“Cleft beliefs and surgeries—Then and now,” a Guest blog by journalist Jenni Perez
Karl Schonborn, the author of “Cleft Heart Chasing Normal,” is not the only person to social stigma due to a cleft. This is because cleft lips are fairly common birth defects, affecting more than 1 in 600 children worldwide (National Institute of Dental and Craniofacial Research).
The first documented cleft lip surgery was in China around 390 BC on 18 year old Wey Young-Chi, who would later become a soldier. The history of the cleft lip is based on a combination of religion, superstition and charlatanism, according to the Indian Journal of Plastic Surgery. Spartans and Romans would kill these children as they were considered to harbor evil spirits. Today in developing countries such as Uganda, a child who is born with a cleft lip or palate is named ‘Ajok’ which means ‘Cursed by God,” according to Smile Train.
Cleft Lip Causes
The reason many cultures harbored superstitions about children with clefts is because they were unsure of what caused it. Today, doctors believe that clefts can be caused by “anything that might disrupt the normal processes of the womb in the mother between the fourth and 12thweeks of pregnancy, when the face and the palate are being formed,” says Dr. Ruben Ayala MD, Senior Vice President of Medical Affairs for Operation Smile. This can include things such as chewing tobacco, smoking, drinking alcohol or exposure to pesticides and pharmaceuticals the mother is taking. Clefts can also be caused by genetics. A mother or father can pass on genes causing clefting as either an isolated effect or as part of a syndrome that includes clefting as part of one of its signs.

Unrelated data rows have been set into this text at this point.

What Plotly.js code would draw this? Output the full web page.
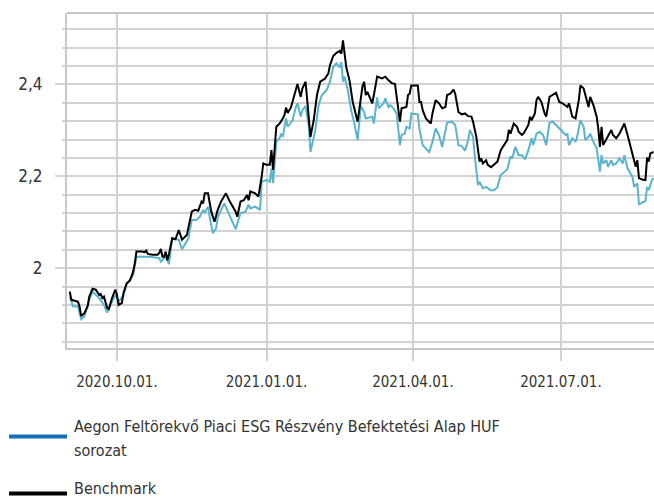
<!DOCTYPE html>
<html>
<head>
<meta charset="utf-8">
<script src="https://cdn.plot.ly/plotly-3.0.1.min.js"></script>
<style>html,body{margin:0;padding:0;background:#fff;}#chart{width:654px;height:500px;}</style>
</head>
<body>
<div id="chart"></div>
<script>
// Benchmark series
const benchDates = ["2020-09-02","2020-09-03","2020-09-05","2020-09-07","2020-09-08","2020-09-09","2020-09-11","2020-09-13","2020-09-14","2020-09-16","2020-09-18","2020-09-20","2020-09-21","2020-09-22","2020-09-23","2020-09-25","2020-09-26","2020-09-28","2020-09-30","2020-10-01","2020-10-02","2020-10-04","2020-10-05","2020-10-06","2020-10-07","2020-10-09","2020-10-11","2020-10-12","2020-10-13","2020-10-16","2020-10-18","2020-10-19","2020-10-20","2020-10-23","2020-10-26","2020-10-27","2020-10-28","2020-10-29","2020-10-30","2020-10-31","2020-11-01","2020-11-02","2020-11-04","2020-11-06","2020-11-08","2020-11-10","2020-11-13","2020-11-16","2020-11-18","2020-11-20","2020-11-22","2020-11-23","2020-11-24","2020-11-26","2020-11-27","2020-11-28","2020-11-30","2020-12-01","2020-12-02","2020-12-04","2020-12-07","2020-12-09","2020-12-11","2020-12-13","2020-12-14","2020-12-16","2020-12-18","2020-12-20","2020-12-21","2020-12-22","2020-12-25","2020-12-27","2020-12-29","2020-12-30","2021-01-01","2021-01-03","2021-01-04","2021-01-05","2021-01-07","2021-01-09","2021-01-11","2021-01-12","2021-01-13","2021-01-14","2021-01-16","2021-01-18","2021-01-20","2021-01-22","2021-01-23","2021-01-25","2021-01-26","2021-01-28","2021-01-30","2021-02-01","2021-02-03","2021-02-06","2021-02-08","2021-02-09","2021-02-11","2021-02-13","2021-02-15","2021-02-16","2021-02-17","2021-02-18","2021-02-19","2021-02-21","2021-02-23","2021-02-26","2021-02-28","2021-03-01","2021-03-02","2021-03-03","2021-03-04","2021-03-07","2021-03-08","2021-03-10","2021-03-13","2021-03-15","2021-03-17","2021-03-19","2021-03-21","2021-03-23","2021-03-24","2021-03-25","2021-03-28","2021-03-29","2021-03-30","2021-03-31","2021-04-04","2021-04-05","2021-04-06","2021-04-07","2021-04-09","2021-04-12","2021-04-13","2021-04-15","2021-04-17","2021-04-19","2021-04-21","2021-04-22","2021-04-24","2021-04-26","2021-04-27","2021-04-29","2021-05-01","2021-05-03","2021-05-05","2021-05-07","2021-05-08","2021-05-10","2021-05-11","2021-05-12","2021-05-13","2021-05-14","2021-05-16","2021-05-17","2021-05-19","2021-05-21","2021-05-23","2021-05-25","2021-05-27","2021-05-29","2021-05-30","2021-05-31","2021-06-02","2021-06-04","2021-06-05","2021-06-07","2021-06-08","2021-06-11","2021-06-12","2021-06-13","2021-06-15","2021-06-16","2021-06-17","2021-06-19","2021-06-21","2021-06-22","2021-06-24","2021-06-26","2021-06-28","2021-06-30","2021-07-02","2021-07-05","2021-07-06","2021-07-08","2021-07-10","2021-07-12","2021-07-13","2021-07-15","2021-07-16","2021-07-18","2021-07-19","2021-07-21","2021-07-23","2021-07-24","2021-07-25","2021-07-26","2021-07-27","2021-07-28","2021-07-30","2021-08-01","2021-08-02","2021-08-04","2021-08-06","2021-08-09","2021-08-11","2021-08-13","2021-08-15","2021-08-16","2021-08-17","2021-08-18","2021-08-20","2021-08-22","2021-08-23","2021-08-24","2021-08-25","2021-08-27"];
const benchValues = [1.949,1.931,1.929,1.927,1.917,1.896,1.902,1.917,1.938,1.955,1.953,1.942,1.944,1.935,1.938,1.913,1.911,1.935,1.953,1.942,1.920,1.924,1.946,1.957,1.967,1.973,1.993,2.011,2.036,2.036,2.035,2.038,2.031,2.029,2.029,2.033,2.042,2.025,2.025,2.036,2.017,2.031,2.065,2.063,2.083,2.062,2.072,2.123,2.127,2.125,2.145,2.141,2.163,2.163,2.141,2.123,2.101,2.116,2.127,2.145,2.163,2.148,2.134,2.123,2.112,2.145,2.148,2.159,2.148,2.167,2.163,2.156,2.199,2.228,2.225,2.225,2.257,2.214,2.308,2.315,2.326,2.333,2.350,2.338,2.350,2.377,2.401,2.373,2.391,2.406,2.366,2.286,2.322,2.377,2.406,2.413,2.424,2.442,2.462,2.469,2.473,2.467,2.496,2.460,2.438,2.409,2.362,2.319,2.366,2.396,2.406,2.377,2.384,2.359,2.377,2.417,2.413,2.417,2.409,2.403,2.401,2.344,2.319,2.348,2.351,2.377,2.380,2.398,2.398,2.362,2.362,2.344,2.326,2.315,2.337,2.366,2.359,2.348,2.351,2.377,2.380,2.389,2.380,2.340,2.335,2.337,2.331,2.330,2.319,2.286,2.257,2.232,2.239,2.228,2.235,2.225,2.220,2.225,2.232,2.257,2.268,2.279,2.301,2.293,2.315,2.308,2.297,2.290,2.293,2.312,2.330,2.322,2.337,2.366,2.373,2.362,2.337,2.330,2.373,2.377,2.382,2.362,2.359,2.351,2.359,2.330,2.326,2.366,2.398,2.391,2.377,2.351,2.373,2.355,2.330,2.304,2.264,2.308,2.268,2.275,2.290,2.301,2.290,2.283,2.293,2.315,2.290,2.264,2.239,2.221,2.235,2.196,2.193,2.192,2.241,2.232,2.250,2.253];

// Fund series
const fundDates = ["2020-09-02","2020-09-04","2020-09-07","2020-09-08","2020-09-09","2020-09-11","2020-09-14","2020-09-16","2020-09-20","2020-09-23","2020-09-25","2020-09-28","2020-09-30","2020-10-02","2020-10-05","2020-10-07","2020-10-11","2020-10-13","2020-10-17","2020-10-21","2020-10-27","2020-10-28","2020-10-31","2020-11-02","2020-11-04","2020-11-08","2020-11-10","2020-11-14","2020-11-16","2020-11-19","2020-11-21","2020-11-23","2020-11-24","2020-11-26","2020-11-27","2020-11-29","2020-12-01","2020-12-02","2020-12-06","2020-12-10","2020-12-13","2020-12-16","2020-12-19","2020-12-21","2020-12-22","2020-12-25","2020-12-28","2020-12-29","2021-01-01","2021-01-03","2021-01-04","2021-01-05","2021-01-07","2021-01-09","2021-01-10","2021-01-11","2021-01-13","2021-01-14","2021-01-17","2021-01-19","2021-01-20","2021-01-22","2021-01-23","2021-01-25","2021-01-27","2021-01-28","2021-01-31","2021-02-02","2021-02-04","2021-02-07","2021-02-09","2021-02-11","2021-02-13","2021-02-15","2021-02-16","2021-02-17","2021-02-18","2021-02-20","2021-02-22","2021-02-24","2021-02-26","2021-02-28","2021-03-02","2021-03-03","2021-03-05","2021-03-07","2021-03-08","2021-03-10","2021-03-11","2021-03-14","2021-03-15","2021-03-17","2021-03-18","2021-03-20","2021-03-22","2021-03-24","2021-03-25","2021-03-27","2021-03-28","2021-03-30","2021-03-31","2021-04-04","2021-04-05","2021-04-06","2021-04-07","2021-04-11","2021-04-13","2021-04-15","2021-04-17","2021-04-19","2021-04-21","2021-04-22","2021-04-25","2021-04-27","2021-04-29","2021-05-01","2021-05-03","2021-05-05","2021-05-06","2021-05-08","2021-05-09","2021-05-11","2021-05-12","2021-05-14","2021-05-16","2021-05-19","2021-05-21","2021-05-23","2021-05-25","2021-05-27","2021-05-29","2021-05-31","2021-06-01","2021-06-03","2021-06-05","2021-06-07","2021-06-09","2021-06-11","2021-06-13","2021-06-14","2021-06-16","2021-06-18","2021-06-20","2021-06-22","2021-06-24","2021-06-26","2021-06-28","2021-06-30","2021-07-02","2021-07-04","2021-07-05","2021-07-06","2021-07-08","2021-07-10","2021-07-11","2021-07-13","2021-07-15","2021-07-16","2021-07-18","2021-07-19","2021-07-21","2021-07-23","2021-07-25","2021-07-26","2021-07-27","2021-07-29","2021-07-30","2021-08-01","2021-08-02","2021-08-04","2021-08-06","2021-08-08","2021-08-09","2021-08-11","2021-08-14","2021-08-15","2021-08-17","2021-08-18","2021-08-20","2021-08-22","2021-08-23","2021-08-24","2021-08-26","2021-08-27"];
const fundValues = [1.938,1.917,1.917,1.903,1.889,1.895,1.931,1.949,1.935,1.920,1.903,1.927,1.942,1.927,1.940,1.965,1.985,2.025,2.025,2.025,2.022,2.014,2.025,2.009,2.065,2.062,2.041,2.065,2.105,2.105,2.112,2.127,2.120,2.134,2.112,2.076,2.087,2.112,2.141,2.109,2.085,2.120,2.123,2.138,2.130,2.134,2.127,2.188,2.192,2.188,2.217,2.185,2.275,2.283,2.293,2.286,2.326,2.308,2.322,2.351,2.359,2.330,2.344,2.353,2.308,2.253,2.301,2.355,2.377,2.388,2.406,2.438,2.446,2.437,2.449,2.406,2.417,2.388,2.344,2.315,2.279,2.353,2.340,2.326,2.328,2.330,2.315,2.372,2.348,2.359,2.370,2.351,2.355,2.348,2.337,2.268,2.290,2.293,2.308,2.304,2.337,2.335,2.304,2.286,2.268,2.253,2.275,2.304,2.290,2.264,2.301,2.317,2.319,2.312,2.268,2.266,2.256,2.279,2.301,2.286,2.246,2.181,2.188,2.174,2.177,2.169,2.170,2.177,2.203,2.210,2.215,2.243,2.239,2.264,2.246,2.246,2.237,2.257,2.283,2.268,2.293,2.297,2.290,2.268,2.317,2.319,2.312,2.304,2.297,2.290,2.292,2.268,2.283,2.275,2.286,2.322,2.308,2.279,2.286,2.293,2.275,2.261,2.210,2.246,2.228,2.235,2.221,2.235,2.225,2.228,2.239,2.228,2.246,2.217,2.199,2.177,2.185,2.138,2.143,2.146,2.177,2.170,2.192,2.196];

// Axis ticks
const xTickVals = ["2020-10-01","2021-01-01","2021-04-01","2021-07-01"];
const xTickText = ["2020.10.01.","2021.01.01.","2021.04.01.","2021.07.01."];
const seriesNames = ["Aegon Feltörekvő Piaci ESG Részvény Befektetési Alap HUF", "sorozat", "Benchmark"];

const FONT = "'DejaVu Sans Condensed', 'Liberation Sans Narrow', sans-serif";
const TXT = "#333333";
const GRID = "#d2d2d2";
const PH = 335.6, PW = 587, PL = 67, PB = 348.3;
const py = (y) => -(y - PB) / PH;
const px = (x) => (x - PL) / PW;

const traces = [
  {x: fundDates, y: fundValues, type: "scatter", mode: "lines",
   line: {color: "#5ab4cc", width: 2}, showlegend: false, hoverinfo: "skip"},
  {x: benchDates, y: benchValues, type: "scatter", mode: "lines",
   line: {color: "#000000", width: 2}, showlegend: false, hoverinfo: "skip"}
];

const layout = {
  width: 654, height: 500,
  margin: {l: 67, r: 0, t: 13, b: 152},
  paper_bgcolor: "#ffffff", plot_bgcolor: "#ffffff",
  separators: ", ",
  font: {family: FONT, size: 15, color: TXT},
  showlegend: false,
  xaxis: {
    type: "date",
    range: ["2020-08-31 07:00", "2021-08-27 06:00"],
    tickmode: "array", tickvals: xTickVals, ticktext: xTickText,
    showgrid: true, gridcolor: GRID, gridwidth: 2,
    ticks: "outside", ticklen: 11, tickwidth: 2, tickcolor: GRID,
    showline: true, linecolor: "#c8c8c8", linewidth: 2,
    zeroline: false, ticklabelstandoff: 8,
    tickfont: {family: FONT, size: 15, color: TXT}
  },
  yaxis: {
    range: [1.8261, 2.5557],
    tick0: 2, dtick: 0.2,
    showgrid: true, gridcolor: GRID, gridwidth: 2,
    ticks: "outside", ticklen: 10, tickwidth: 2, tickcolor: GRID,
    minor: {tick0: 2, dtick: 0.04, showgrid: true, gridcolor: GRID, gridwidth: 2,
            ticks: "outside", ticklen: 3, tickwidth: 2, tickcolor: GRID},
    showline: true, linecolor: "#c8c8c8", linewidth: 2,
    mirror: false, zeroline: false, ticklabelstandoff: 9,
    tickfont: {family: FONT, size: 17, color: TXT}
  },
  shapes: [
    {type: "line", xref: "paper", yref: "paper", x0: 0, x1: 1, y0: 1, y1: 1,
     line: {color: "#c8c8c8", width: 2}},
    {type: "line", xref: "paper", yref: "paper", x0: px(9), x1: px(67), y0: py(437), y1: py(437),
     line: {color: "#1170b8", width: 4}},
    {type: "line", xref: "paper", yref: "paper", x0: px(9), x1: px(67), y0: py(494), y1: py(494),
     line: {color: "#000000", width: 4}}
  ],
  annotations: [
    {xref: "paper", yref: "paper", x: px(72), y: py(427), xanchor: "left", yanchor: "middle",
     text: seriesNames[0], showarrow: false, font: {family: FONT, size: 16, color: TXT}},
    {xref: "paper", yref: "paper", x: px(72), y: py(451), xanchor: "left", yanchor: "middle",
     text: seriesNames[1], showarrow: false, font: {family: FONT, size: 16, color: TXT}},
    {xref: "paper", yref: "paper", x: px(72), y: py(489), xanchor: "left", yanchor: "middle",
     text: seriesNames[2], showarrow: false, font: {family: FONT, size: 16, color: TXT}}
  ]
};

Plotly.newPlot("chart", traces, layout, {staticPlot: true, displayModeBar: false});
</script>
</body>
</html>
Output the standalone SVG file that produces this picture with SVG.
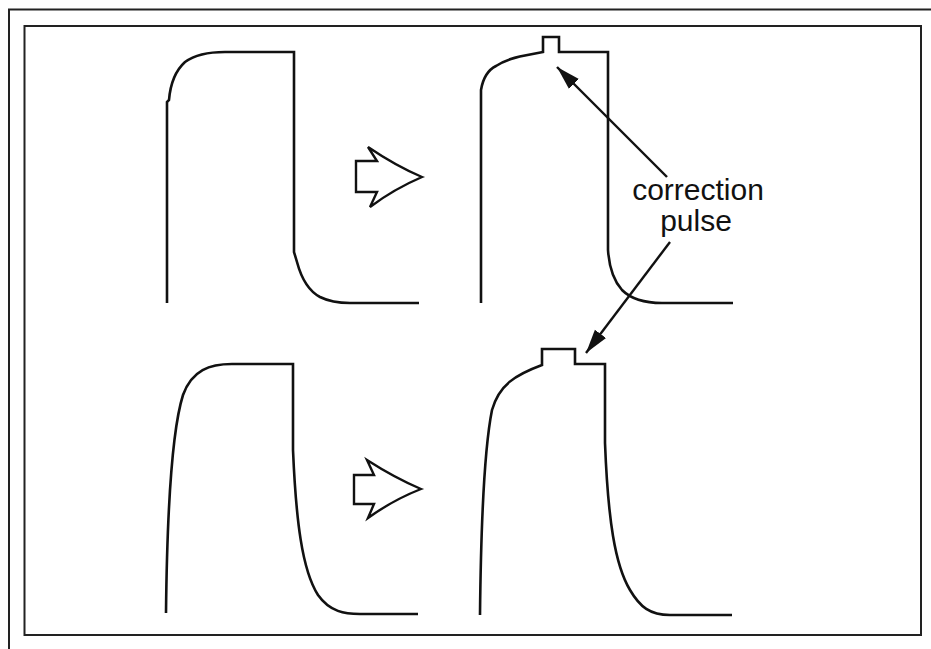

Cleft Lip Surgeries that Change Lives
Around the 19th century, knowledge about surgical correction advanced and gave parents and children with clefts hope of a normal life.
“Cleft surgery has evolved dramatically,” states Ayala, who oversees core surgical medical missions and trains medical professionals in developing countries, “The surgery today gives [a child] the ability to have their defect fixed really quickly [in a process that takes 45-60 minutes] and go on to live their life.”
The repairing of the cleft is usually done on children of six to 18 months of age. “All the pieces of the puzzle are there, what surgeons try to do is to try and get them to match,” says Ayala.
Previous surgeries have resulted in children having abnormal, hyper-nasal speech due to improper positioning of the levatator veli palanti muscle (a muscle in the soft palate of the human body), according to the St. Louis Children’s Hospital. In 2012, Albert Woo MD, a Washington University physician and director of pediatric plastic surgery at St. Louis Children’s proposed a solution to this problem by developing a new surgical technique for cleft repair. Woo spent two years combining elements of different surgeries to come up with a solution that has reached an 88 percent success rate, as of 2012.
“My surgery involves first dissecting and moving back the muscle to its anatomic location,” Woo told the Doctor’s Digest, a publication of the St. Louis Children’s Hospital. “I then bring the muscle together by overlapping and tightening it as much as possible. The next step is to make a zigzag incision in the roof of the mouth, which lengthens the palate and helps fill the space at the back of the throat that was leaking air.”
Physicians Aid Clefts to achieve Normalcy.
Doctors such as Ayala and Woo routinely follow up with their patients after surgeries to make sure they are recovering adequately.
“Children with clefts should not live a life of misery or hidden in shame,” said Ayala. “They have a right to live life just like you and me. This [will happen] not only because of surgeons, but it will happen if all of society and members of our communities understand the hardships [that children with clefts] go through.”
By educating people about cleft lip causes and surgeries, society will become more understanding of the condition and therefore more accepting of cleft afflicted individuals. Also, by learning about the history of cleft lipped persons like Schonborn, those living with clefts today will understand they are not alone. They will be able to look at how others before them faced their battles with health and society and apply those lessons to their own quest for normalcy.